Team Brews Hot Program

Java-based intranet budding brainchild of CNU professors

David Doughty had it all planned out.

In late 1995, the Christopher Newport University physics professor was about to present a slide show to fellow professors in Berkeley, Calif.

Doughty had arranged for 10 British physicists to follow the presentation. He sent his slides to England and set up a conference call with them so they could hear what he was saying.

But the slides never made it. And without them, the presentation quickly became too difficult for the British to follow.

"They listened for five minutes and then just gave up," Doughty said. "I was very sour about it. That shouldn't have happened in this day and age."

The mishap, however, inspired Doughty and another CNU professor, David Heddle, to found JDH Technologies, a fledgling Oyster Point software company on Canon Boulevard.

Two years ago, Heddle and Doughty believed there had to be a better way to send slides to England than via airplane. They knew of one possibility: using "groupware," or "collaboration software," to set up mini-networks.

Collaboration software is useful because it allows graphics to be accessed "live" by many different people at once. If Doughty had used collaboration software at the Berkeley lecture, for example, he could have highlighted parts of his slides with his mouse and those at computer terminals in England would have seen it.

The catch: Though it's cheap to send e-mail and graphics via the Internet, collaboration software is expensive.

"There was a big gap between the e-mail and the groupware's cost," said Robert Hodson, a CNU professor and also the company's senior software scientist.

JDH says it has changed all that. Using Java, a relatively new language created by Sun Microsystems, JDH wrote collaboration program that it says is easy to run.

In early 1996, Heddle and Doughty team-taught a class - one of the first in its kind in the country, they say - on Java. They and their students developed what Heddle calls a ``crude prototype'' of a chat system using Java.

Then, over 1996 and 1997, they gradually developed a collaboration program.

Because a Java program can be read by all machines, it takes less expertise, and less expense to set up a network. For example, JDH's collaboration software, unlike many others, can be downloaded from its Internet site - www. jdtech.com - onto an individual computer, rather than having to be installed at each machine using disks.

By mid-1997, JDH's software was ready. The company's software allows small groups, such as schools and businesses, to form their own private "online communities" - something that in the past only large businesses could generally afford to do.

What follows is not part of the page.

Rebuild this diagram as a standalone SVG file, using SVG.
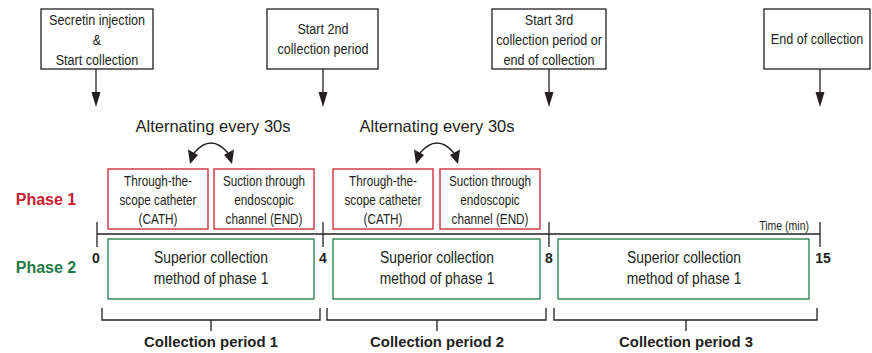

Those within each community can chat, e-mail one another, post messages on internal bulletin boards, create pages on an "internal web" and, yes, even hold interactive slide shows.

The program also allows simultaneous and coordinated use of the Internet. For example, a schoolteacher leading a classroom of 30 computer-using students through the White House's Web site, for example, could control the tour instead of having students go off in 30 different directions.

Costs vary depending on the number of workers. A client with 25 users, for example, costs $1,125, or $45 a client. The rate goes down to $35 a client for 100 users, $25 for 500, and so on down the line.

"If you have a company of 12 people, for just over $1,000, you can give every one of your employees access to this tool," Doughty said. "It's great for communication within the business, for going overseas, for pulling demonstrations and sending back and forth."

So far, the company has sold a system to Christopher Newport University, Thomas Nelson Community College and a private company. They are looking to grow rapidly. Right now, JDH's goal is to sell indirectly, through Internet service providers, rather than directly through customers.

To expand the business, the company will be making pitches for either venture capital or equity investment to raise money: they need to hire a small sales staff and a secretary, as well as invest in the software.

"Our goal is to build this up to be a reasonably sized software firm on the Virginia Peninsula within the next few years," Doughty says, with unchecked enthusiasm. "We think this can become a `killer-application' for the collaborative software industry."

Working nights, weekends, summers and between classes, Doughty and Heddle soon were joined by three others: a fellow CNU professor, computer scientist Robert F. Hodson; Chip Watson, a nuclear physicist at the Thomas Jefferson National Accelerator Facility; and Larry Dennis, a professor at Florida State University.

Being professors usually gives them the flexibility needed to operate the business. During the recent holiday break, Hodson, Heddle and Doughty say they were at the office almost every day. None is ready to give up teaching - at least not yet.

"We published papers related to the new technology and some of the things the technology can do," Hodson said. "It plays nicely with some of the things that are going on in school."

And the teaching gives them the inside scoop on the best students

"We have the ready access of students to pull into this company and we'd love to be able to do that," Hodson said. "We know the best Java student, or two, or three."